Hospitals in USA spent over $41 billion on patients who got readmitted within 30 days of discharge. Being able to determine factors that lead to higher readmission in such patients, and correspondingly being able to predict which patients will get readmitted can help hospitals save millions of dollars while improving quality of care.
The data was obtained from Kaggle . The data contains attributes such as patient number, race, gender, age, admission type, time in hospital, number of lab test performed, HbA1c test result, diagnosis, number of medication, diabetic medications, number of outpatient, inpatient, and emergency visits in the year before the hospitalization, etc.
The dataset suffers from lack of class separation, presenting a challenge for generating predictions and class imbalance of approximately 90% - to - 10%
Out of 101766 Patients record, 99340 records were used for the analysis.

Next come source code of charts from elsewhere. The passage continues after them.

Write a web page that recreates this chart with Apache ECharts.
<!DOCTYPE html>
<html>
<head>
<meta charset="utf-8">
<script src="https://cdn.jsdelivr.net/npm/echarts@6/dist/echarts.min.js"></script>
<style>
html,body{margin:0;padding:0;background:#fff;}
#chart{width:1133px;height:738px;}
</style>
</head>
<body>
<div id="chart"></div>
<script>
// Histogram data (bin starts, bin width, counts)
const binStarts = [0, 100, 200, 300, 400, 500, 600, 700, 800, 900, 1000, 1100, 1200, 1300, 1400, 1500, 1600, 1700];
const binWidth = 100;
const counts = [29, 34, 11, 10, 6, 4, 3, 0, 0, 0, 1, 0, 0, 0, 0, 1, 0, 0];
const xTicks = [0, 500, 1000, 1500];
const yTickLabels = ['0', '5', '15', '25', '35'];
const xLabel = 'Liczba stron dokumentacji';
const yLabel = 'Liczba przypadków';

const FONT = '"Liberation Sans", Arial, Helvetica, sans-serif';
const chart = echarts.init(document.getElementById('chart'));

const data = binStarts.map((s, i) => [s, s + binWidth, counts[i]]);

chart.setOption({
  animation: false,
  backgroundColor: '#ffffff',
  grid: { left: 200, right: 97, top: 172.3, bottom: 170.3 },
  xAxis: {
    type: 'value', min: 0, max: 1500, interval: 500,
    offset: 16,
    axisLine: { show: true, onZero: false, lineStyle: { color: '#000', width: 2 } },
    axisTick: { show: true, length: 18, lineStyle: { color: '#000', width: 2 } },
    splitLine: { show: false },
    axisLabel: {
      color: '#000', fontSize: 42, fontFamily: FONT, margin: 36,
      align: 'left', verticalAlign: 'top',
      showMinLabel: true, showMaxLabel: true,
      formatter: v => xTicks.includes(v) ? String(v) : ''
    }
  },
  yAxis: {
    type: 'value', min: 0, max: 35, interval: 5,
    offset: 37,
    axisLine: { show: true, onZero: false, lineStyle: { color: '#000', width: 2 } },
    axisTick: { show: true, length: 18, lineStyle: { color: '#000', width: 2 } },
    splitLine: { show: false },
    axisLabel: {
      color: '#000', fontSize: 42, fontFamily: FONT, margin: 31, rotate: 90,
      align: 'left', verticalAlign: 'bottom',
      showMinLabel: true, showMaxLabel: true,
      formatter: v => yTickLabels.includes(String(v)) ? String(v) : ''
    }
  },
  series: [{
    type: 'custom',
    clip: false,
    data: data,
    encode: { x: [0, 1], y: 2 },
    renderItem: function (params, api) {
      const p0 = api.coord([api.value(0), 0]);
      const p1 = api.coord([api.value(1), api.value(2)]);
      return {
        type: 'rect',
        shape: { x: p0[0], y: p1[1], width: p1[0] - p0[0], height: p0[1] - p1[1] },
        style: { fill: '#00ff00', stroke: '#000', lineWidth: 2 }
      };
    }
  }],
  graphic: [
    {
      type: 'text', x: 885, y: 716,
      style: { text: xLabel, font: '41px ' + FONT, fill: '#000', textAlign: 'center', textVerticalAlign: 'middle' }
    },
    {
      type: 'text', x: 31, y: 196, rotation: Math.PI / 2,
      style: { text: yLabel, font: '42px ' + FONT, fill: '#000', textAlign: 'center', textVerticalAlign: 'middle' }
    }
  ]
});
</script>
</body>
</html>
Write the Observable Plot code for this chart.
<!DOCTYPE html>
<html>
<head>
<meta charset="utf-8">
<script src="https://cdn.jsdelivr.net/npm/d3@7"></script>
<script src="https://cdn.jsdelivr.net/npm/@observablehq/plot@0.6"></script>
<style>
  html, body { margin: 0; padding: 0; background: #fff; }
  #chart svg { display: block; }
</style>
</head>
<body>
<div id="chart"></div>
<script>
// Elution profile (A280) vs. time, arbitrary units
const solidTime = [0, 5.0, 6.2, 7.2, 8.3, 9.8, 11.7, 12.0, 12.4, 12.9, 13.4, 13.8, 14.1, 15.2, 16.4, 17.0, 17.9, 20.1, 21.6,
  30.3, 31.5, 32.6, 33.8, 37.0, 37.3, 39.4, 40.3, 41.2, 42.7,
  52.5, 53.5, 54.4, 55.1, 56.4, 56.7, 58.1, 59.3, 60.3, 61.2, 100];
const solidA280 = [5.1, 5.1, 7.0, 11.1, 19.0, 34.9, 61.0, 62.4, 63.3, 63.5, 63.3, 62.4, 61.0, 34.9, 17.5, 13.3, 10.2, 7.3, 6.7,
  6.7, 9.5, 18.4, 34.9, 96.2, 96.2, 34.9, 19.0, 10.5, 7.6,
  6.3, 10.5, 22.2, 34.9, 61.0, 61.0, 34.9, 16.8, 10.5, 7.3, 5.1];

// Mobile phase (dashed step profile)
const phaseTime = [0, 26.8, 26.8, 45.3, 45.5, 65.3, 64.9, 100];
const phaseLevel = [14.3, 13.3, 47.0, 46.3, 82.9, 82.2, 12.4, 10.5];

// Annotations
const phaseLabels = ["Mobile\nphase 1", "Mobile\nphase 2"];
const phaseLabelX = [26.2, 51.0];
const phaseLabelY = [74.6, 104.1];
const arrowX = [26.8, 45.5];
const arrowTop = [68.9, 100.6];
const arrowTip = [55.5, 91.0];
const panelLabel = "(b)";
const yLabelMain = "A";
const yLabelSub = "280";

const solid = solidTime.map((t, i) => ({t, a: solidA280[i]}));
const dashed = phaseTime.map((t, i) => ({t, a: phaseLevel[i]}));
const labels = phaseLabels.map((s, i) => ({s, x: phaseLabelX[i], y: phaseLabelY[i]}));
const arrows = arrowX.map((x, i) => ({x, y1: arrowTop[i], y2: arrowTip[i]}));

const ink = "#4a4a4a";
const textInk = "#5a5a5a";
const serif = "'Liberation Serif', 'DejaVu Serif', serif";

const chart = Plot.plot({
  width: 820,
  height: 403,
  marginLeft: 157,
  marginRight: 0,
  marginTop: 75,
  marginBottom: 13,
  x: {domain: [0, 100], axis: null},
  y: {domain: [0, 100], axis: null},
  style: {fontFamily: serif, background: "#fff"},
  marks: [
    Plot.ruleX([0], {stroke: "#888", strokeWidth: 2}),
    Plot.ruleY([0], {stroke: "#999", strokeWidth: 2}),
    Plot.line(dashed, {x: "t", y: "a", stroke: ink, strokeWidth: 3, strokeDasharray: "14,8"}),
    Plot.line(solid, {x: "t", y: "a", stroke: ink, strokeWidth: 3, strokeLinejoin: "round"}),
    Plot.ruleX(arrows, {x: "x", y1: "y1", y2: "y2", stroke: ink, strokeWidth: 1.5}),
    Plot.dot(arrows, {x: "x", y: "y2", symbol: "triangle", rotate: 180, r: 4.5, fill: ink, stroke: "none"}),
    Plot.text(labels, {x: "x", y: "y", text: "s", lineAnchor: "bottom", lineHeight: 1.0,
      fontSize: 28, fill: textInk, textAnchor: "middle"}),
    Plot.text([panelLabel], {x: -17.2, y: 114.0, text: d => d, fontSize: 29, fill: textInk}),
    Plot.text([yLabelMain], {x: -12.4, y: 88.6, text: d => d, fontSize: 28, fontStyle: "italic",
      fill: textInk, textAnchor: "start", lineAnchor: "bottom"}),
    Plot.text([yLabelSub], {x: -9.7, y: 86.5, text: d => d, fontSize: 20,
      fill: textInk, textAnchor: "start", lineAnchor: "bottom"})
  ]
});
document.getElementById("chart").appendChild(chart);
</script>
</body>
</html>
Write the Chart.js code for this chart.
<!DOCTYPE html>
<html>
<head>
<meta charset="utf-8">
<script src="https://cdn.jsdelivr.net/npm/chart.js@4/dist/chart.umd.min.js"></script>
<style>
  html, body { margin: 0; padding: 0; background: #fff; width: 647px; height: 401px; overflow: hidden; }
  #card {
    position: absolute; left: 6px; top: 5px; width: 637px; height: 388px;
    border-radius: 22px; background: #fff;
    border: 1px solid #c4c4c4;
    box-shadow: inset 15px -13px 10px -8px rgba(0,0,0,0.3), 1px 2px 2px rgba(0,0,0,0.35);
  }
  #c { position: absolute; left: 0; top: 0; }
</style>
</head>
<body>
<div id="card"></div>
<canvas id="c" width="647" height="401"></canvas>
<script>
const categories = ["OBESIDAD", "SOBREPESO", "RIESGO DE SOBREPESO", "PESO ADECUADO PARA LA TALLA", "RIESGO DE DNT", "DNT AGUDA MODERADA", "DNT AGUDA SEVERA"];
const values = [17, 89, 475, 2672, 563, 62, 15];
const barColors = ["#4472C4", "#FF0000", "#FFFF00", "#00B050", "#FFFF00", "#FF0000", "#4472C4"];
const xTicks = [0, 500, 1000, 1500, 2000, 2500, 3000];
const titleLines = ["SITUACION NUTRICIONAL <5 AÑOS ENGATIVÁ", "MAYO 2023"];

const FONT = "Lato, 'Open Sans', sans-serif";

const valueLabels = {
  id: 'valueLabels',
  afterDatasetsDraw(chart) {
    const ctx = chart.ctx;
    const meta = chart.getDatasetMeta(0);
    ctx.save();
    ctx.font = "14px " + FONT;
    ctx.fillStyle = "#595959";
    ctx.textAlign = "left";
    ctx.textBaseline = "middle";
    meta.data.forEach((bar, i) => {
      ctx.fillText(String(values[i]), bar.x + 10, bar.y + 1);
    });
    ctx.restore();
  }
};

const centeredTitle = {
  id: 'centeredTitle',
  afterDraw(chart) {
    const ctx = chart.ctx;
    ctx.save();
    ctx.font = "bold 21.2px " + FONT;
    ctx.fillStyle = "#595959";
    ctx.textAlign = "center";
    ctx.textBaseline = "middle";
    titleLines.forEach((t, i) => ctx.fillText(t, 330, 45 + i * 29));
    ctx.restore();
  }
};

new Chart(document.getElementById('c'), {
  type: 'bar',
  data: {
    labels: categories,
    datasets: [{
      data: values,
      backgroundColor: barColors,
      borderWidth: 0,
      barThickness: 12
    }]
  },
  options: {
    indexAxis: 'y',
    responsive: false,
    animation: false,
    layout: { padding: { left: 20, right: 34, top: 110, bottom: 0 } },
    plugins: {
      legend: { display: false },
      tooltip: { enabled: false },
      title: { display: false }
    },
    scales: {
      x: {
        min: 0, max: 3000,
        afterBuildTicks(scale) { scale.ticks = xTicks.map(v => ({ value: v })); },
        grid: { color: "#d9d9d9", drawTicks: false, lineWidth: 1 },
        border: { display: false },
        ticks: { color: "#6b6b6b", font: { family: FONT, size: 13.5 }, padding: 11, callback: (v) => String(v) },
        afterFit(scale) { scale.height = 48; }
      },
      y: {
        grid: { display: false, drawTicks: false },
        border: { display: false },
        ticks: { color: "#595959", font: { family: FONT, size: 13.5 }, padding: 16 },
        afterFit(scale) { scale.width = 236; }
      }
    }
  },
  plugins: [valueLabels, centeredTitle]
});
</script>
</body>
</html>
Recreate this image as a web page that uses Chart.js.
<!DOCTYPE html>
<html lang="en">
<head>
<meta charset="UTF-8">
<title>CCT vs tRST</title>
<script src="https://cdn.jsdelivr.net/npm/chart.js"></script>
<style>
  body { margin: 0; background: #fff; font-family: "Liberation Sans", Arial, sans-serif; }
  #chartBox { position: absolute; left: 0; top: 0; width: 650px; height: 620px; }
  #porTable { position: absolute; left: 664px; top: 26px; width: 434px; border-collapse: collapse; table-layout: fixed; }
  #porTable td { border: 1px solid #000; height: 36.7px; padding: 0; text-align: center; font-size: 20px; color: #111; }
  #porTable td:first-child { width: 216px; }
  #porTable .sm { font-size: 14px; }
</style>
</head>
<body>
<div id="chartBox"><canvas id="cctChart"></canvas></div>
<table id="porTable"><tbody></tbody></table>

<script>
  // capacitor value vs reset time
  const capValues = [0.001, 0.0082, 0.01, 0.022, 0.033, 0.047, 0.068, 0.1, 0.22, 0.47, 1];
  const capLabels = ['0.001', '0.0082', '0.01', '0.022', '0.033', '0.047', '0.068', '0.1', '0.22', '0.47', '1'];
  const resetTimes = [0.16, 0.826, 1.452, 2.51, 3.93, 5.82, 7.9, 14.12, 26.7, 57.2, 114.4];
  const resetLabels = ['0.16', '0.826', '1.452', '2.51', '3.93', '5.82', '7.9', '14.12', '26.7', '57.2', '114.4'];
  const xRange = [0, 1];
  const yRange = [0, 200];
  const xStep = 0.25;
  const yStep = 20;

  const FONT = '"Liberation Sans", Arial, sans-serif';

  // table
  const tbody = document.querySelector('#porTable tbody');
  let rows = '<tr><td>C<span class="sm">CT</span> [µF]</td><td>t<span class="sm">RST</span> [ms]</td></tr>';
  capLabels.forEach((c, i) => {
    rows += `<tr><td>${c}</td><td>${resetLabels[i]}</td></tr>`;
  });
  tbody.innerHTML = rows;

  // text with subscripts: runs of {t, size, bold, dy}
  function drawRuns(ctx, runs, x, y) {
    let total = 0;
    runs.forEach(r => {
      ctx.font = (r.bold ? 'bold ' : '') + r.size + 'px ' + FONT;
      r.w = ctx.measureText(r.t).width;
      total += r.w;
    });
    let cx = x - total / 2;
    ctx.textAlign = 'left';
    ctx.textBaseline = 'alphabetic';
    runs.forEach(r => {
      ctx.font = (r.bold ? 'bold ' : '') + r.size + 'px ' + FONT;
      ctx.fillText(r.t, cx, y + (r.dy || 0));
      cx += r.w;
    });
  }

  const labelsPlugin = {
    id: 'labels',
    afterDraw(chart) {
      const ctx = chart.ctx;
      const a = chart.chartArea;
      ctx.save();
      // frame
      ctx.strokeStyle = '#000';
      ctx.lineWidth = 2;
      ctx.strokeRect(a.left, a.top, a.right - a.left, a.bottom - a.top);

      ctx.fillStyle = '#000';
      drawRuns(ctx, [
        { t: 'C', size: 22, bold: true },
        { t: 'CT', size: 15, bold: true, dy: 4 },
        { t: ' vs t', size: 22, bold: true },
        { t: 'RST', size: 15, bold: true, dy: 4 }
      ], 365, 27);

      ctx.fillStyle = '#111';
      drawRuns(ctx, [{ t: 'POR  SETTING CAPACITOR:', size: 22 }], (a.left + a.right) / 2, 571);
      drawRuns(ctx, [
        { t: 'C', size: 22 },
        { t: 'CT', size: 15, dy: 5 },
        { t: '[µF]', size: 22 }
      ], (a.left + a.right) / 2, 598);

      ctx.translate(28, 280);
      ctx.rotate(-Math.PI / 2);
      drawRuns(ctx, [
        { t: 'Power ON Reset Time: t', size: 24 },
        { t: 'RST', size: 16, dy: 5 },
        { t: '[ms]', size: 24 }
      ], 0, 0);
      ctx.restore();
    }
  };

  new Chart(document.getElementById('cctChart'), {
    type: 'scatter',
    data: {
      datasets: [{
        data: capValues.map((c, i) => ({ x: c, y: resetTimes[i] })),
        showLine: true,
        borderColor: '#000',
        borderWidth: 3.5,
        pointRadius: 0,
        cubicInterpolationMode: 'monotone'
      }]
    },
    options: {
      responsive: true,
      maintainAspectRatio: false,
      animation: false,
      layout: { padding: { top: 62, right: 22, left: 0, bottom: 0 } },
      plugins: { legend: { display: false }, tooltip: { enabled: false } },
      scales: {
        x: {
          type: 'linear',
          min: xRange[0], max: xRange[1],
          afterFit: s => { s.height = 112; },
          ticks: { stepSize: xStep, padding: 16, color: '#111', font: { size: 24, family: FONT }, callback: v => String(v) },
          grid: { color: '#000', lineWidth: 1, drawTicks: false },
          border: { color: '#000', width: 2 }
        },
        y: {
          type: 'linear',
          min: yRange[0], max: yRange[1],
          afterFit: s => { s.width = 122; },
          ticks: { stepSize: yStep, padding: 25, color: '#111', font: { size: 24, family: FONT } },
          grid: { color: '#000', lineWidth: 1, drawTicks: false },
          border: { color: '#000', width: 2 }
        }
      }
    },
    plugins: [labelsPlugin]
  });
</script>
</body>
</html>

Reason to not use those 2400 records (2.3%) was because of the missing values and the decision was made to drop those records and not to use available techniques to fill the missing values as this is a medical dataset.
- Obtaining data
- Scrubbing data
- Exploring data
- Modeling data
- Interpreting results
It was found that if the patient had more Inpatients stays in hospital over a past year the probability of readmission within 30 days was higher.
It was Found that the Patients that were encountered Diabetic during diagnosis had higher probability of readmission within 30 days. The primary diagnosis is the root cause of the visit. The Secondary diagnosis/diagnoses, are the other conditions that were either present on admission & directly affect the care given for this visit
It was found that if the patient had spent more time in hospital ( considering serious illness ) the probability of readmission within 30 days was higher.
It was found that if the patient had spent more time in hospital ( considering serious illness ) the probability of readmission within 30 days was higher.
4 classification models were performed to determine best fit: Logistic Regression, Decision Tree, Random Forest, and XGBoost.
The Random Forest Model is reported to be the best model for prediction of the Readmission of the patient with given medical information with an emphasis Recall in an effort to minimize false predictions of no readmittance.
RECALL : 63.00%
ACCURACY : 62.25%
AUC : 67.40%
├── datasets <- data used for the analysis.
├── images <- All images used throughout the project.
├── data-cleaning.ipynb <- Cleaning of data to create final dataset.
├── modeling.ipynb <- EDA and Modeling.
├── presentation.pdf <- PDF version of project presentation.
└── readme.md <- README file for Quick overview on project.